BUSA
100 – Introduction to Accounting
Chapter
3: Analyzing Business Transactions
Using T-accounts
(Debits & Credits, Trial
Balance, and Financial Statements
Schmidt
Purpose: The purpose of this handout is to summarize some key concepts
that will be used repeatedly throughout this course.
This
chapter in perspective:
This chapter will really be an expansion of
what we have done so far. Recall
that we have analyzed transactions.
We
determined what accounts were being utilized, decided whether we wanted to
increase or decrease the account.
We
recorded the transaction under the proper caption. Furthermore, we insured that the equation was in balance
after we recorded the transaction.
Recording transactions under columnar headings is very messy and
inefficient. In this chapter,
we will learn about tools used to record business transactions.
This chapter will serve as a stepping-stone to the next chapter.
T-Accounts
T-Accounts will replace the columnar headings
we have been using so far. A
T-Account looks like a big T. Each
account will have its own T. Depending
on the type of account that we will use, increases and decreases will be
recorded on the appropriate debit or credit side.
·
A debit just means
the left side.
·
A credit just means
the right side.
·
You summarize a
T-Account by adding up both sides and placing the balance of the account
(the difference between the two sides) on the side with the larger total.

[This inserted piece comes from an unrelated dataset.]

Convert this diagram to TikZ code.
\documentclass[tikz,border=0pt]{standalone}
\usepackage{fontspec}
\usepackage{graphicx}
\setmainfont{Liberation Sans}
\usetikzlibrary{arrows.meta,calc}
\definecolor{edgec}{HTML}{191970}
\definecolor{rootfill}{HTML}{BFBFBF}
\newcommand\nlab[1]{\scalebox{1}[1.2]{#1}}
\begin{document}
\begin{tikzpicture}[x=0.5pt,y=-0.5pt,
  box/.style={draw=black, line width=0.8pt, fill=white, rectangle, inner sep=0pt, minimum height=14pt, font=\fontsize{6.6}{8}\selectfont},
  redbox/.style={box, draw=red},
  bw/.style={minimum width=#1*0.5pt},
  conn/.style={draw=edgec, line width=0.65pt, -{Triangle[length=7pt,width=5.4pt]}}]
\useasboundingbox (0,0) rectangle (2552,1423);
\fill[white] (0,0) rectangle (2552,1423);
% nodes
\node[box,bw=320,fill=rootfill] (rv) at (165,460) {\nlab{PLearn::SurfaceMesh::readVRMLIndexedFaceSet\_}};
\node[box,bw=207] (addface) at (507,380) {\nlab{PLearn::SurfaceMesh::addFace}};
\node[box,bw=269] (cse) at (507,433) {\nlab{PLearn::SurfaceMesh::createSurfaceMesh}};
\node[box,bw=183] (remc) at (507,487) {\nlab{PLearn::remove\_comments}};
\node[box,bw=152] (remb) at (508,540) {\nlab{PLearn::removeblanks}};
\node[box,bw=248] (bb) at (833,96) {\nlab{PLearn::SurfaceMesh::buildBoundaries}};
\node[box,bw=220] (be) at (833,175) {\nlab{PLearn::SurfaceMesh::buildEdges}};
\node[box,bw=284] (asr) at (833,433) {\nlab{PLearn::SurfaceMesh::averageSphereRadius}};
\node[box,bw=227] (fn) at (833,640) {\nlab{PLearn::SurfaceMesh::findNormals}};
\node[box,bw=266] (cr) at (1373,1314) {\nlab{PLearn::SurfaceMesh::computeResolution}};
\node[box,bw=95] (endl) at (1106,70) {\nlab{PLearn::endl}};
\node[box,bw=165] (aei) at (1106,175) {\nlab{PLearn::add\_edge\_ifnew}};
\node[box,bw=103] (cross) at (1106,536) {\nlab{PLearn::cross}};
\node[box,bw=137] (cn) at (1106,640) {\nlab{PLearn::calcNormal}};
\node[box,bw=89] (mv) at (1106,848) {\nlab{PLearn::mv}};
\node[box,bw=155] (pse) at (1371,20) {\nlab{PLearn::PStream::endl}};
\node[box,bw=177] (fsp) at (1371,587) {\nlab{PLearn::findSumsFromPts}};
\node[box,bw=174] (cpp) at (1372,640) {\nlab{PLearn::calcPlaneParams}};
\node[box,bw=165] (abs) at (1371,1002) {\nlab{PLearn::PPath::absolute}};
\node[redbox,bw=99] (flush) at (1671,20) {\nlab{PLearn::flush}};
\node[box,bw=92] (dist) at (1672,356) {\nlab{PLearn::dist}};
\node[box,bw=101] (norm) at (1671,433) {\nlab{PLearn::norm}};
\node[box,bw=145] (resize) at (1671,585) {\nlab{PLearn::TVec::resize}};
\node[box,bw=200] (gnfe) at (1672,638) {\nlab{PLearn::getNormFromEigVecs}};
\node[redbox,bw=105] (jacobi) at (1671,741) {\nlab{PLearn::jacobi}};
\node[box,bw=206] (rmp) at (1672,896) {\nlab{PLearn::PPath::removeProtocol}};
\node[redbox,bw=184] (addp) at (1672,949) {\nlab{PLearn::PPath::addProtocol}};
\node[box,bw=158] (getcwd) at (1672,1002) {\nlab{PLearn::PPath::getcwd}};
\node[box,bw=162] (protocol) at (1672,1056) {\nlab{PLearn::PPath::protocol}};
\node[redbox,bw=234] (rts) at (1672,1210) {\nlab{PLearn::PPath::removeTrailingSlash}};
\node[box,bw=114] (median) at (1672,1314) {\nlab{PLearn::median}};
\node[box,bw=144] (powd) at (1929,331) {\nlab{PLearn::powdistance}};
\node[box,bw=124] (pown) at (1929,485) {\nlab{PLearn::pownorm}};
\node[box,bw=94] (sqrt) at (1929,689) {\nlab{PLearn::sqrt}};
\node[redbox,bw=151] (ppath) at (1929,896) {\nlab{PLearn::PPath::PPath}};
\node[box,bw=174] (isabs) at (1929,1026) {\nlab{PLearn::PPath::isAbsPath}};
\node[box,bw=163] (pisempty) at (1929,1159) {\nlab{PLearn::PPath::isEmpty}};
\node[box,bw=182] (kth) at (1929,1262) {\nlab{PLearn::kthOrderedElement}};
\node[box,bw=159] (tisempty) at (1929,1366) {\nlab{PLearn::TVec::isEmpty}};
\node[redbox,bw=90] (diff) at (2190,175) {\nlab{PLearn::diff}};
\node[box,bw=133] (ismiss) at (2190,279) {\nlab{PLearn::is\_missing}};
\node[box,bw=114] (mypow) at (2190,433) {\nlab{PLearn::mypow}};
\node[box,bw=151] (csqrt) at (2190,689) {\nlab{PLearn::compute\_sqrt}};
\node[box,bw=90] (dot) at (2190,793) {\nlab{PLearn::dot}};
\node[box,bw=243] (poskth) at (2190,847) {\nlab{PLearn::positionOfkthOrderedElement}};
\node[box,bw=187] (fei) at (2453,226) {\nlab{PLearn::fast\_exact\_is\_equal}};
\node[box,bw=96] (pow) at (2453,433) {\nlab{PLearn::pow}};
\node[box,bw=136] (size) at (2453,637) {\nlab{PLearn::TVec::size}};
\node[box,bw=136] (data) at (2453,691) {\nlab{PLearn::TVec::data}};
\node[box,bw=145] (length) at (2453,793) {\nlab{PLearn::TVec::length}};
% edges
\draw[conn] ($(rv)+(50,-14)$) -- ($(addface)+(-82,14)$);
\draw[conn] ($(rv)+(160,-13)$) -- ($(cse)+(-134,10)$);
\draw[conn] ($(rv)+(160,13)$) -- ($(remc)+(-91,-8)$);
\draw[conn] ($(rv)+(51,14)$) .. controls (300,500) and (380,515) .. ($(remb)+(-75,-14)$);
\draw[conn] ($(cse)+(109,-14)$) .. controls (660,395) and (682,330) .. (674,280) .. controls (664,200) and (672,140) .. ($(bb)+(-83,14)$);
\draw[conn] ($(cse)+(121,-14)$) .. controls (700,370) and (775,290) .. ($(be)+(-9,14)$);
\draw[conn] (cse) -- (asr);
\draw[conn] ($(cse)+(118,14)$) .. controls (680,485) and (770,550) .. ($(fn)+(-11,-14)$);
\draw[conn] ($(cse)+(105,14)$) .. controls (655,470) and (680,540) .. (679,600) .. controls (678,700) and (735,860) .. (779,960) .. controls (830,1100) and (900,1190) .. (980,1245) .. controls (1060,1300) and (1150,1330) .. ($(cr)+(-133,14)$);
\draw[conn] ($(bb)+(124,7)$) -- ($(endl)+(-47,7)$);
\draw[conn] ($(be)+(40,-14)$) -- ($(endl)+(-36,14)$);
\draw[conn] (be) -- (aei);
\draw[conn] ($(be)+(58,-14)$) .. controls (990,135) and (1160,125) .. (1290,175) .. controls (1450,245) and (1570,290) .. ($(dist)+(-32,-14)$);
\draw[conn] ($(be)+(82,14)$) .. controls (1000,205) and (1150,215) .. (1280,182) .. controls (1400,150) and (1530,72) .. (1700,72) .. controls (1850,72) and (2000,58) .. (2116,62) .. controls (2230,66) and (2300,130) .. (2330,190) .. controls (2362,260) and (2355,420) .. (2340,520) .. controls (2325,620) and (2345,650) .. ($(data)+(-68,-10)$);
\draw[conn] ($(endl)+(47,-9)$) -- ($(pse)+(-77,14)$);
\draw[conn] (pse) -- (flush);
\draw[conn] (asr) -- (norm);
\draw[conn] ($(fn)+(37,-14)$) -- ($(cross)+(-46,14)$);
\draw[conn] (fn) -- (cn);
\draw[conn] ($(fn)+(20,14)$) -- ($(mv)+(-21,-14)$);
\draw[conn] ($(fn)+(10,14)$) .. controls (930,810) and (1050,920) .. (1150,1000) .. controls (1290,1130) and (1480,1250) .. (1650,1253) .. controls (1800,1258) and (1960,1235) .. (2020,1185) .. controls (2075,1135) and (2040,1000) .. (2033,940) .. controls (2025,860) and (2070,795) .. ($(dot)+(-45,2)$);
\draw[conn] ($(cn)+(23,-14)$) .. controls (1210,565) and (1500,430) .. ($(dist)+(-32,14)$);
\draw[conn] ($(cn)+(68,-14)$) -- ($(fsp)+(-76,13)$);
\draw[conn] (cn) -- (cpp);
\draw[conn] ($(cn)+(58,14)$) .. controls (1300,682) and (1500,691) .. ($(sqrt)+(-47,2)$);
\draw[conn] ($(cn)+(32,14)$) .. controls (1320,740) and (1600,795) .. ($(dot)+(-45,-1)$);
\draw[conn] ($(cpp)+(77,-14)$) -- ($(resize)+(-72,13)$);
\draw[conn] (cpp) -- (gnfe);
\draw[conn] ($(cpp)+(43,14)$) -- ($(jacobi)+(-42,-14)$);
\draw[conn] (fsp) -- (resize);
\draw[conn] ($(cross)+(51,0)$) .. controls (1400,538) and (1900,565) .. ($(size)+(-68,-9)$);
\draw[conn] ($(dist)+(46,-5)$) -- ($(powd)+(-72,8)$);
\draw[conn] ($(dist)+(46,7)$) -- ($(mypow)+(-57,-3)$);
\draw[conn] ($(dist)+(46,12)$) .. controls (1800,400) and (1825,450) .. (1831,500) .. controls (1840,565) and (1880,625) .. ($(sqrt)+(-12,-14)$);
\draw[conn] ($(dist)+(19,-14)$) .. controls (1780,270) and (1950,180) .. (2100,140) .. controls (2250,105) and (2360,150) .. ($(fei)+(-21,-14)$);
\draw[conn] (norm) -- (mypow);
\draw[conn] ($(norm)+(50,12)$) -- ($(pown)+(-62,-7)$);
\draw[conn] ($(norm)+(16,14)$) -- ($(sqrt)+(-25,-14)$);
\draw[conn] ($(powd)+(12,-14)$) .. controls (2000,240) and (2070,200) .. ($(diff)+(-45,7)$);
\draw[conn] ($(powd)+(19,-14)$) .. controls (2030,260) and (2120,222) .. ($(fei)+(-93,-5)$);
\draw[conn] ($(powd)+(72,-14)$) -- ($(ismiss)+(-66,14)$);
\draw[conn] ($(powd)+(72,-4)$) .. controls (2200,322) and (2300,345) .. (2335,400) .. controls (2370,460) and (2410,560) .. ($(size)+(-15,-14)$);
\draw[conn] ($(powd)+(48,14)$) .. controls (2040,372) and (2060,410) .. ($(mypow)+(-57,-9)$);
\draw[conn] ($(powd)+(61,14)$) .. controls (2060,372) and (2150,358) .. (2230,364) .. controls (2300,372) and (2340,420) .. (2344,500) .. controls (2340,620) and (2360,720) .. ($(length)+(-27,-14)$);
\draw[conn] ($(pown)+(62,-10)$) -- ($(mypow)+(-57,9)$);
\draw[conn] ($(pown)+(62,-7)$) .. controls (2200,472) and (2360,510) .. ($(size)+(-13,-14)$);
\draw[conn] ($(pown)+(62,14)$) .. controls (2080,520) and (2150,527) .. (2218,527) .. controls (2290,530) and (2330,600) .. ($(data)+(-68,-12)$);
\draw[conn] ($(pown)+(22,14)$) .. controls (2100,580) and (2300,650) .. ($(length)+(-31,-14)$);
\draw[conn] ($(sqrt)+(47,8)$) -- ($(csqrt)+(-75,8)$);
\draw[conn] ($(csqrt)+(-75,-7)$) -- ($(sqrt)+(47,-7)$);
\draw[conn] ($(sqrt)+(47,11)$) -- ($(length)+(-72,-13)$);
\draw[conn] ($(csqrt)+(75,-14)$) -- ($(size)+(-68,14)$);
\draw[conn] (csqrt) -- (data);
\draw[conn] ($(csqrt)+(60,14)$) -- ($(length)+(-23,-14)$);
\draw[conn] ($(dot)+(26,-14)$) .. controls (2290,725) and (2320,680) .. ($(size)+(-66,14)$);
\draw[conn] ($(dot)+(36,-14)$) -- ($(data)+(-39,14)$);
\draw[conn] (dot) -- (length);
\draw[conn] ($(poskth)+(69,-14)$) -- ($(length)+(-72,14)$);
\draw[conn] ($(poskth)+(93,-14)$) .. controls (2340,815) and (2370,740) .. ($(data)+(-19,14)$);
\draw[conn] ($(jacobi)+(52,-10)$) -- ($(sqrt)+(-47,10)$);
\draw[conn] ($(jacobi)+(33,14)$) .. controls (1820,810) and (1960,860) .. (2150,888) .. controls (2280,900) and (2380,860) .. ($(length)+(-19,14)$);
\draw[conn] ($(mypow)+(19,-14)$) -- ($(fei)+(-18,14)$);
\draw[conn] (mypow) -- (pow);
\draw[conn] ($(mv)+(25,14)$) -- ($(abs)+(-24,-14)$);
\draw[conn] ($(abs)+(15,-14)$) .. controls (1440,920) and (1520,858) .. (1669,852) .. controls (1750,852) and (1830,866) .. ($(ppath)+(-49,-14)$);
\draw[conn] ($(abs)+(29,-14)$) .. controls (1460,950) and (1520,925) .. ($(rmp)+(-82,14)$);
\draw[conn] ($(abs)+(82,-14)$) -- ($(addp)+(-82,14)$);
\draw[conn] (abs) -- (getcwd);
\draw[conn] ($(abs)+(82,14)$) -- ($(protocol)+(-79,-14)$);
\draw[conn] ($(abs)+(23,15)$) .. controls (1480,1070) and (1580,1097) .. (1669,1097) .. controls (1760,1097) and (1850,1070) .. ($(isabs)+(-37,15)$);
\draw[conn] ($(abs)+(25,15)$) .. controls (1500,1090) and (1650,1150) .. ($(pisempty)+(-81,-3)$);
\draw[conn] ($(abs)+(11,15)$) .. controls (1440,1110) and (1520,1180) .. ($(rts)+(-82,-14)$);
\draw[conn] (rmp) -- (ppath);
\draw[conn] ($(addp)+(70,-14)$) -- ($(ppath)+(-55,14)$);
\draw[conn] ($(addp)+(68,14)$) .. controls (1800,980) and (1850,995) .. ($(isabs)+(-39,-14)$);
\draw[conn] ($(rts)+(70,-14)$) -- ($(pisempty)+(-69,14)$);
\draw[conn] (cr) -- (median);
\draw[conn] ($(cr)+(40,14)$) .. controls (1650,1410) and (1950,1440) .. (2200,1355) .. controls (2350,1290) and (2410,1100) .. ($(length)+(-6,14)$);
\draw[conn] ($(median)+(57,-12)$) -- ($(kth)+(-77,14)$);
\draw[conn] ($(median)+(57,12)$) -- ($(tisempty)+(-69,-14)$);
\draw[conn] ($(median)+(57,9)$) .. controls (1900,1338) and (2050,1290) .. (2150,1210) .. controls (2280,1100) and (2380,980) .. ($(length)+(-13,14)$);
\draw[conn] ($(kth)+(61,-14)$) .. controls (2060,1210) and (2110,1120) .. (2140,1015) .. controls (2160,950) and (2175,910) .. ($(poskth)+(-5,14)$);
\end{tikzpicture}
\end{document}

This is called “footing” an account.
·
We will utilize
T-Accounts to help us understand the five basic rules of accounting.
*
One thing to keep in mind: Debits equal credits--ALWAYS!!!
· Normal Balance – The side of the account that receives the increase.
All accounts should have normal balances.
See rules for debits and credits on separate
handout
Trial
Balance
·
Prepared after
transactions have been recorded.
·
All accounts should
have normal balances.
·
Purpose is to prove
equality of debits and credits.
·
If the Trial
Balance totals are not equal, the financial statements will not balance.
·
If the Trial
Balance totals do not equal, try the following:
Look for balances that are not normal.
Check the transfer of totals from T-Accounts to the Trial Balance.
Re-add the columns.
Re-compute the account totals.
Look for the total difference, half the difference, or double the
difference.
If the difference is divisible by 9, then you most likely have a
transposition error or a slide error.
Financial
Statements
·
The result of the
“summarizing” process of accounting.
·
All financial
statements are inter-connected; therefore, the order of preparation is
important.
· Headings are important:
Each financial statement has a three-part heading
Name of the Company
Name of the Statement
Time period covered – or date
Dollar
signs, total lines, and double-ruled lines are important.
These
go out to external users. The appearance is important.
· Three financial statements that we will learn and expand upon during the semester:
Income Statement
Statement of Owner’s Equity
Balance Sheet
(See previous chapter notes. Again, STUDY THESE as we will use them in every chapter from here on out.)
Chart of Accounts
A chart of accounts
is a list of all the accounts that a business uses. Accounts are
assigned numbers based on the type of account. No matter how many
digits are included in an account number, all companies keep a uniform
numbering system where all assets begin with a 1, all liabilities begin with
a 2, all equity accounts begin with a 3, all revenue accounts begin with a 4
and all expense accounts begin with a 5. An example of a typical numbering
system can be found on page 75 of your texts.
Permanent and Temporary Accounts
All accounts are either considered permanent or temporary....one or the
other. Accounts that have balances that are carried forward from one
period to the next are called permanent or real accounts. These would
include asset, liability, and owner's equity accounts (except for drawing.)
In other words, all BALANCE SHEET accounts are considered real or permanent.
Temporary accounts, on the other hand, are temporary which means they must start over at the beginning of the next period. These are also known as nominal accounts. Revenue and expense accounts, along with the drawing account, are considered nominal or temporary. We will discuss how closing entries work -- and how the process of closing the nominal accounts out to zero-- in the next chapter.